Just thoughts for now, but I thought I'd throw this into the current discussion before we decide to venture down development avenues that might be somewhat tangential to longer term  development goals, or interest.

Jason

Richard Haselgrove:
I'd be fully in favour of this sort of "self-validation", or at least an internal sanity check on the result.

Only two caveats:

* Can we predict the possible failure modes on next-generation (and subsequent) hardware? A nice healthy crash or abend is fine: BOINC copes with that with no problems. Even complete garbage at all ARs wouldn't be too bad. But nobody expected or predicted the Fermi 'works at some ARs, garbage at others' scenario, which is the most poisonous of all (the few good results allow continuous quota for processing, with the majority going to waste). Can we presume that the next fault will manifest with excessive spikes?

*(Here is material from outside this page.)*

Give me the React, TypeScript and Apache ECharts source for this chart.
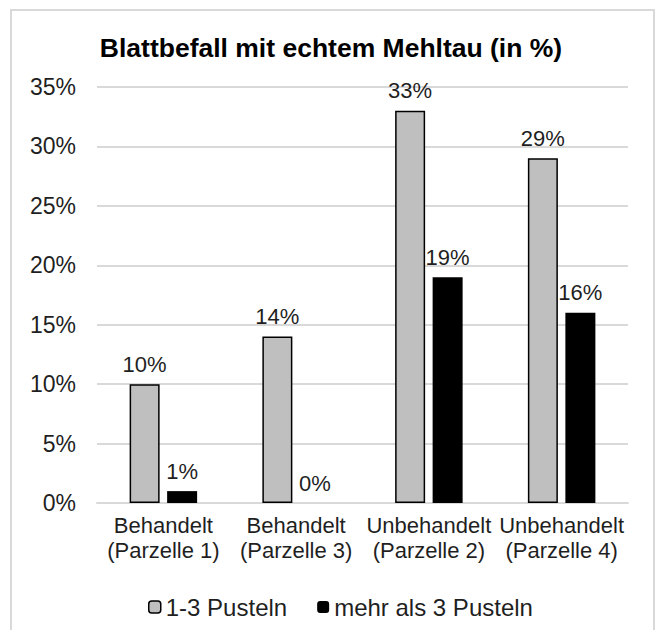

* How much time will developing a fail-safe mechanism add to the development process? The longer we go without a new release, the longer it will be before the release publicity prompts people to look at their rigs again.

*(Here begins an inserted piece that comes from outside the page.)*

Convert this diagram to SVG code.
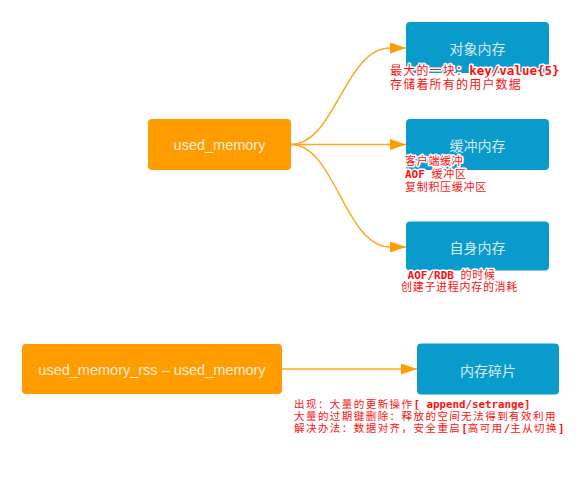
<svg xmlns="http://www.w3.org/2000/svg" width="579" height="479" viewBox="0 0 579 479">
  <defs>
    <marker id="arrow" markerUnits="userSpaceOnUse" markerWidth="16" markerHeight="12" refX="16" refY="5.5" orient="auto">
      <path d="M0,0 L16,5.5 L0,11 Z" fill="#ff9c00"/>
    </marker>
    <style>
      .src { fill: #ff9c00; }
      .dst { fill: #0a9bcd; }
      .title { font-family: "Liberation Sans", "Noto Sans CJK SC", sans-serif; font-size: 14.5px; fill: #ffffff; fill-opacity: 0.85; text-anchor: middle; dominant-baseline: central; }
      .cn { font-family: "Noto Sans CJK SC", sans-serif; font-size: 14px; fill: #ffffff; fill-opacity: 0.85; text-anchor: middle; dominant-baseline: central; }
      .link { fill: none; stroke: #ffa726; stroke-width: 1.5; marker-end: url(#arrow); }
      .note { font-family: "Noto Sans CJK SC", sans-serif; fill: #ff1010; stroke: #ffffff; stroke-width: 3; stroke-linejoin: round; paint-order: stroke; }
      .mono { font-family: "DejaVu Sans Mono", "Liberation Mono", monospace; font-weight: bold; letter-spacing: 0; }
    </style>
  </defs>

  <!-- connectors -->
  <g id="connectors">
    <path class="link" d="M291,144.5 C335,144.5 345,48 390,48 L406,48"/>
    <path class="link" d="M291,144.5 L406,144.5"/>
    <path class="link" d="M291,144.5 C335,144.5 345,247 390,247 L406,247"/>
    <path class="link" d="M282,369 L417,369"/>
  </g>

  <!-- source nodes -->
  <g id="used-memory">
    <rect class="src" x="148" y="119" width="143" height="51" rx="4"/>
    <text class="title" x="219.5" y="145">used_memory</text>
  </g>
  <g id="rss-minus-used">
    <rect class="src" x="22" y="344" width="260" height="50" rx="4"/>
    <text class="title" x="152" y="369.5">used_memory_rss – used_memory</text>
  </g>

  <!-- target nodes -->
  <g id="object-memory">
    <rect class="dst" x="406" y="22" width="143" height="51" rx="4"/>
    <text class="cn" x="477.5" y="48">对象内存</text>
  </g>
  <g id="buffer-memory">
    <rect class="dst" x="406" y="119" width="143" height="51" rx="4"/>
    <text class="cn" x="477.5" y="145">缓冲内存</text>
  </g>
  <g id="self-memory">
    <rect class="dst" x="406" y="221.5" width="143" height="49" rx="4"/>
    <text class="cn" x="477.5" y="246.5">自身内存</text>
  </g>
  <g id="fragmentation">
    <rect class="dst" x="417" y="343.5" width="142" height="51" rx="4"/>
    <text class="cn" x="488" y="369.5">内存碎片</text>
  </g>

  <!-- annotations: one text block per note, one tspan per line -->
  <g id="note-object">
    <text class="note" font-size="12" letter-spacing="1.2">
      <tspan x="390" y="75">最大的一块：<tspan class="mono" font-size="12.5">key/value{5}</tspan></tspan>
      <tspan x="390" y="89">存储着所有的用户数据</tspan>
    </text>
  </g>
  <g id="note-buffer">
    <text class="note" font-size="11" letter-spacing="0.7" xml:space="preserve"><tspan x="405" y="165">客户端缓冲</tspan><tspan x="405" y="178"><tspan class="mono" font-size="11">AOF </tspan>缓冲区</tspan><tspan x="405" y="191">复制积压缓冲区</tspan></text>
  </g>
  <g id="note-self">
    <text class="note" font-size="11" letter-spacing="0.7" xml:space="preserve"><tspan x="401" y="278.5"><tspan class="mono" font-size="11"> AOF/RDB </tspan>的时候</tspan><tspan x="401" y="291">创建子进程内存的消耗</tspan></text>
  </g>
  <g id="note-fragmentation">
    <text class="note" font-size="10.5" letter-spacing="1.45" xml:space="preserve"><tspan x="294" y="407.5">出现：大量的更新操作<tspan class="mono" font-size="10.8">[ append/setrange]</tspan></tspan><tspan x="294" y="419.5">大量的过期键删除：释放的空间无法得到有效利用</tspan><tspan x="294" y="431.5">解决办法：数据对齐，安全重启<tspan class="mono" font-size="10.8">[</tspan>高可用<tspan class="mono" font-size="10.8">/</tspan>主从切换<tspan class="mono" font-size="10.8">]</tspan></tspan></text>
  </g>
</svg>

On a positive note, one of the faulty hosts that Joe found overnight has been corrected (now running stock). Reading between the lines, I suspect that a discussion on the team SETI.Germany forum may have helped. Those alternative information channels could be helpful with the immediate problem, pending technical resolution.

Jason G:

--- Quote from: Richard Haselgrove on 31 Dec 2010, 08:48:56 am ---* Can we predict the possible failure modes on next-generation (and subsequent) hardware?

--- End quote ---
Yes, We do so using the real world example we have as a template, which is a worst case total Kernel failure with no detected error codes or other problems to indicate that it failed, other than data corruption.  That's a rather extreme case made by a quite special convergence of tenuously related & unique conditions involving dubious coding practice and technology changes, but there are added in Cuda 3.0 onwards multiple added mechanisms to prevent such convergence again... though since it happened, we use this worst case, relatively hard to detect but easy to handle, example as a template.


--- Quote ---* How much time will developing a fail-safe mechanism add to the development process? The longer we go without a new release, the longer it will be before the release publicity prompts people to look at their rigs again.
--- End quote ---
Not an inconsiderable amount of time, but IMO less work than built in self destruct mechanisms etc, taking the holistic view maintenance efforts involved along both directions.   Basically for every Cuda invocation that exists it gets recovery & redundancy through some 'different vendor' hardware & code, aerospace engineering style.  Since recovery mechanisms exist via drivers to varying degrees, the fallback/redundancy with proven code handles all failures from that, which in turn can generate a rare hard error (Rather than reporting success with corrupted data)

perryjay:
Just my two cents worth, I agree with the fallback idea. That way the work will get done or prove itself to be a real -9, whichever. If this is done for every -9 the owner should notice the slowdown if he is watching at all and do something about it.

One thing I've noticed is a couple of my wingmen running the new 570s have been turning in -9s even when running stock. Well, one was stock the other was running 32f. I've been trying to send PMs to those I know are running the wrong app but not sure what to tell these guys. Another is a wingman running a 295 that is only half bad. One half turning in good work, the other -9s. If he's just a casual cruncher he may just see his credit rising and his RAC stable and figure he's reached the best he can do without finding out he has a problem. I think this is probably heat related and a good cleaning may get him going again but I'm afraid to try sending him a PM on the off chance I'm wrong.

Jason G:

--- Quote from: perryjay on 31 Dec 2010, 05:20:25 pm ---Just my two cents worth, I agree with the fallback idea. That way the work will get done or prove itself to be a real -9, whichever. If this is done for every -9 the owner should notice the slowdown if he is watching at all and do something about it.

One thing I've noticed is a couple of my wingmen running the new 570s have been turning in -9s even when running stock. Well, one was stock the other was running 32f. I've been trying to send PMs to those I know are running the wrong app but not sure what to tell these guys. Another is a wingman running a 295 that is only half bad. One half turning in good work, the other -9s. If he's just a casual cruncher he may just see his credit rising and his RAC stable and figure he's reached the best he can do without finding out he has a problem. I think this is probably heat related and a good cleaning may get him going again but I'm afraid to try sending him a PM on the off chance I'm wrong.

--- End quote ---

Hi Perryjay, 
    Either app, stock cuda_fermi or x32f, should be fine. Could be dealing with immature drivers or IMO more likely overeager OC, time will tell.  Yes the more I think about it, falling back to the slowest, most reliable & proven possible code for -9's and other obvious problems seems like the best way (for the moment) to enforce some kind of sanity.  I don't mind the extra work for that kindof development, so will gear up in that direction as I move toward adding performance improvements we already isolated.